Logo na primeira página Nabokov parece já querer demonstrar um pouco de como será o teor da narrativa. Diz a data de nascimento do Knight, diz como conseguiu essa informação, e diz que na manhã do nascimento de Sebastian “foi uma bela manhã sem vento, com doze graus abaixo de zero…”, informação esta obtida através de “uma velha russa que por alguma obscura razão me implorou para não divulgar seu nome”. Velha esta também que preservou seu diário desde a tenra idade e que conhecia o futuro escritor desde o seu nascimento. Senhor V. não se dá por satisfeito com esse relato “seco” sobre essa manhã; ele, parece-me, para demonstrar um pouco da sua habilidade, alimentar um pouco o ego e, claro, encantar o leitor, resolve expressar aquele dia da seguinte maneira: “
“Seu relato tão seco não consegue transmitir para o leitor não viajado as delícias implícitas num dia tal como ela descreve em São Petersburgo; a pura luxúria de um céu sem nuvens destinado não a aquecer a carne, mas exclusivamente ao prazer dos olhos; o brilho dos cortes de trenós na neve bem batida das ruas espaçosas com um toque fulvo entre as trilhas devido à rica mistura com estrume de cavalo…”.
No capítulo dois, o narrador começa a alfinetar o Sr. Goodman, autor da “falsa bibliografia”. Então, por exemplo, ele cita alguns trechos dessa obra e começa a discorrer, em tom de deboche, sobre suas falhas, não só estruturais mas a respeito daquilo que realmente aconteceu na vida do Knight. Além disso, “Nabokov” toma isso como gancho para nos apresentar novas personagens, o passado delas e suas influências sobre o próprio V. e, principalmente, claro, o Sebastian Knight.
Outro ponto que mais me marcou: a “ilusão” criada pelo Nabokov no decorrer da narrativa. E que ilusão seria essa? Estamos lá, tranquilamente lendo, quando nos deparamos com um fecha aspas. Na verdade, estávamos lendo ali uma citação de alguma obra do próprio Sebastian Knight, e isso, para mim, foi fantástico. Ele não abusa disso, o Nabokov, mas quando se utiliza dessa artimanha, é de encher os olhos.

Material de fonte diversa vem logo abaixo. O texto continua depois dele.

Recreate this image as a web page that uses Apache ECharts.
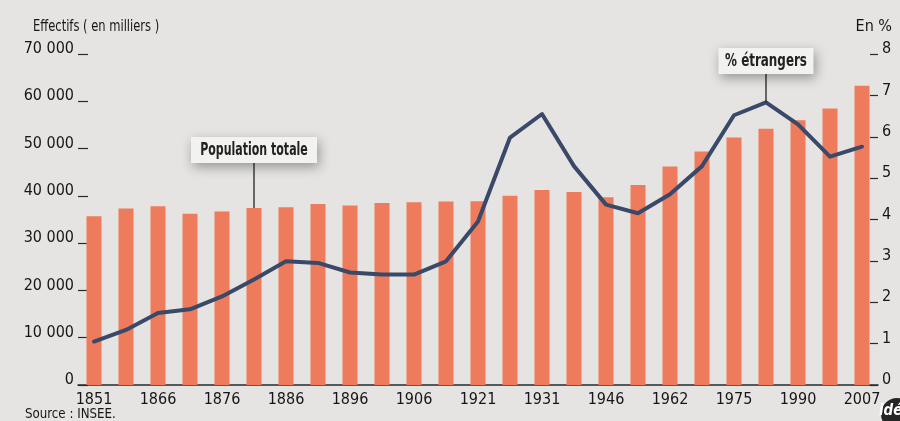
<!DOCTYPE html>
<html>
<head>
<meta charset="utf-8">
<script src="https://cdn.jsdelivr.net/npm/echarts@6/dist/echarts.min.js"></script>
<style>
html,body{margin:0;padding:0;background:#e5e4e2;}
#c{width:900px;height:421px;}
</style>
</head>
<body>
<div id="c"></div>
<script>
// Data
const years = ['1851','1861','1866','1872','1876','1881','1886','1891','1896','1901','1906','1911','1921','1926','1931','1936','1946','1954','1962','1968','1975','1982','1990','1999','2007'];
const population = [35700,37300,37800,36200,36700,37450,37600,38300,37950,38500,38650,38800,38850,40000,41250,40800,39700,42300,46200,49400,52350,54200,56000,58450,63300];
const pctEtrangers = [1.05,1.33,1.74,1.83,2.14,2.55,2.99,2.95,2.72,2.67,2.67,2.99,3.95,5.98,6.55,5.29,4.36,4.15,4.61,5.29,6.52,6.83,6.30,5.52,5.76];
const leftTicks = ['0','10 000','20 000','30 000','40 000','50 000','60 000','70 000'];
const rightTicks = ['0','1','2','3','4','5','6','7','8'];

const FONT = '"Liberation Sans Narrow","DejaVu Sans Condensed",sans-serif';
const TXT = '#161616';
const chart = echarts.init(document.getElementById('c'), null, {renderer:'canvas'});

const option = {
  backgroundColor: '#e5e4e2',
  animation: false,
  grid: {left: 78, right: 22, top: 54, bottom: 36, containLabel: false},
  xAxis: {
    type: 'category',
    data: years,
    boundaryGap: true,
    axisLine: {show: true, lineStyle: {color: '#2a2a2a', width: 1.5}},
    axisTick: {show: false},
    axisLabel: {
      interval: 1, margin: 7, color: TXT, fontFamily: FONT, fontSize: 16
    }
  },
  yAxis: [
    {
      type: 'value', min: 0, max: 70000, interval: 10000, position: 'left',
      axisLine: {show: false},
      axisTick: {show: true, inside: true, length: 10, lineStyle: {color: '#2a2a2a', width: 1.2}},
      splitLine: {show: false},
      axisLabel: {
        margin: 4, color: TXT, fontFamily: FONT, fontSize: 16, verticalAlign: 'bottom', lineHeight: 10,
        formatter: (v) => leftTicks[Math.round(v / 10000)]
      }
    },
    {
      type: 'value', min: 0, max: 8, interval: 1, position: 'right',
      axisLine: {show: false},
      axisTick: {show: true, inside: true, length: 8, lineStyle: {color: '#2a2a2a', width: 1.2}},
      splitLine: {show: false},
      axisLabel: {
        margin: 4, color: TXT, fontFamily: FONT, fontSize: 16, verticalAlign: 'bottom', lineHeight: 10,
        formatter: (v) => rightTicks[Math.round(v)]
      }
    }
  ],
  series: [
    {
      type: 'bar', data: population, yAxisIndex: 0, barWidth: 15,
      itemStyle: {color: '#ee7c5c'}
    },
    {
      type: 'line', data: pctEtrangers, yAxisIndex: 1, symbol: 'none', smooth: false,
      lineStyle: {color: '#3a4968', width: 4, join: 'round', cap: 'round'},
      z: 5
    }
  ],
  graphic: [
    {type: 'text', x: 33, y: 19, scaleX: 0.8, style: {text: 'Effectifs ( en milliers )', fill: TXT, font: '16px ' + FONT}},
    {type: 'text', right: 8, top: 19, style: {text: 'En %', fill: TXT, font: '16px ' + FONT}},
    {type: 'text', x: 25, y: 407, scaleX: 0.94, style: {text: 'Source : INSEE.', fill: TXT, font: '14px ' + FONT}}
  ]
};
chart.setOption(option);

// Annotations anchored to data via the library's scales
const pPop = chart.convertToPixel({seriesIndex: 0}, [5, population[5]]);
const pPct = chart.convertToPixel({seriesIndex: 1}, [21, pctEtrangers[21]]);
function callout(anchor, text, w, boxTop, boxH, sx) {
  const x0 = anchor[0] - w / 2;
  return [
    {type: 'line', shape: {x1: anchor[0], y1: boxTop + boxH, x2: anchor[0], y2: anchor[1]}, style: {stroke: '#222', lineWidth: 1.3}, z: 10},
    {type: 'rect', shape: {x: x0, y: boxTop, width: w, height: boxH}, style: {fill: '#f2f2f0', shadowBlur: 12, shadowColor: 'rgba(0,0,0,0.35)', shadowOffsetX: 2, shadowOffsetY: 4}, z: 11},
    {type: 'text', x: anchor[0], y: boxTop + boxH / 2 + 1, scaleX: sx, style: {text: text, fill: '#222', font: 'bold 17px ' + FONT, align: 'center', verticalAlign: 'middle'}, z: 12}
  ];
}
const extra = [].concat(
  callout(pPop, 'Population totale', 126, 137, 26, 0.72),
  callout(pPct, '% étrangers', 95, 48, 26, 0.78),
  [
    {type: 'circle', shape: {cx: 897, cy: 414, r: 16}, style: {fill: '#262626'}, z: 10},
    {type: 'text', x: 879, y: 404, style: {text: 'idé', fill: '#fff', font: 'italic bold 15px ' + FONT}, z: 11}
  ]
);
chart.setOption({graphic: option.graphic.concat(extra)});
</script>
</body>
</html>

Espetacular.
…
…O que me fez pensar numa coisa: quando não estamos lendo sobre o caminhar investigativo do senhor V., suas andanças, entrevistas, estamos, na verdade, lendo sobre “outras obras”, como se o escritor estivesse “enchendo linguiça”. Deparamo-nos com trechos de obras do próprio Knight, como também do livro de Goodman, e não chegamos a nos aprofundar na vida do biografado.
Definitivamente, esse livro não vai mudar a sua vida (mesmo aqueles apaixonados de plantão, porque num determinado momento o narrador acaba trazendo à tona a historieta de um amor não correspondido). Mas pelo simples fato de ser um romance de um grande autor que brinca com a arte de escrever, com a arte de contar histórias, só por isso, para mim, vale pena ser lido. E foi somente agora, ruminando um pouco mais sobre essa pequena obra curta (200 páginas) que resolvi modificar a nota de 3 estrelas para 4 estrelas.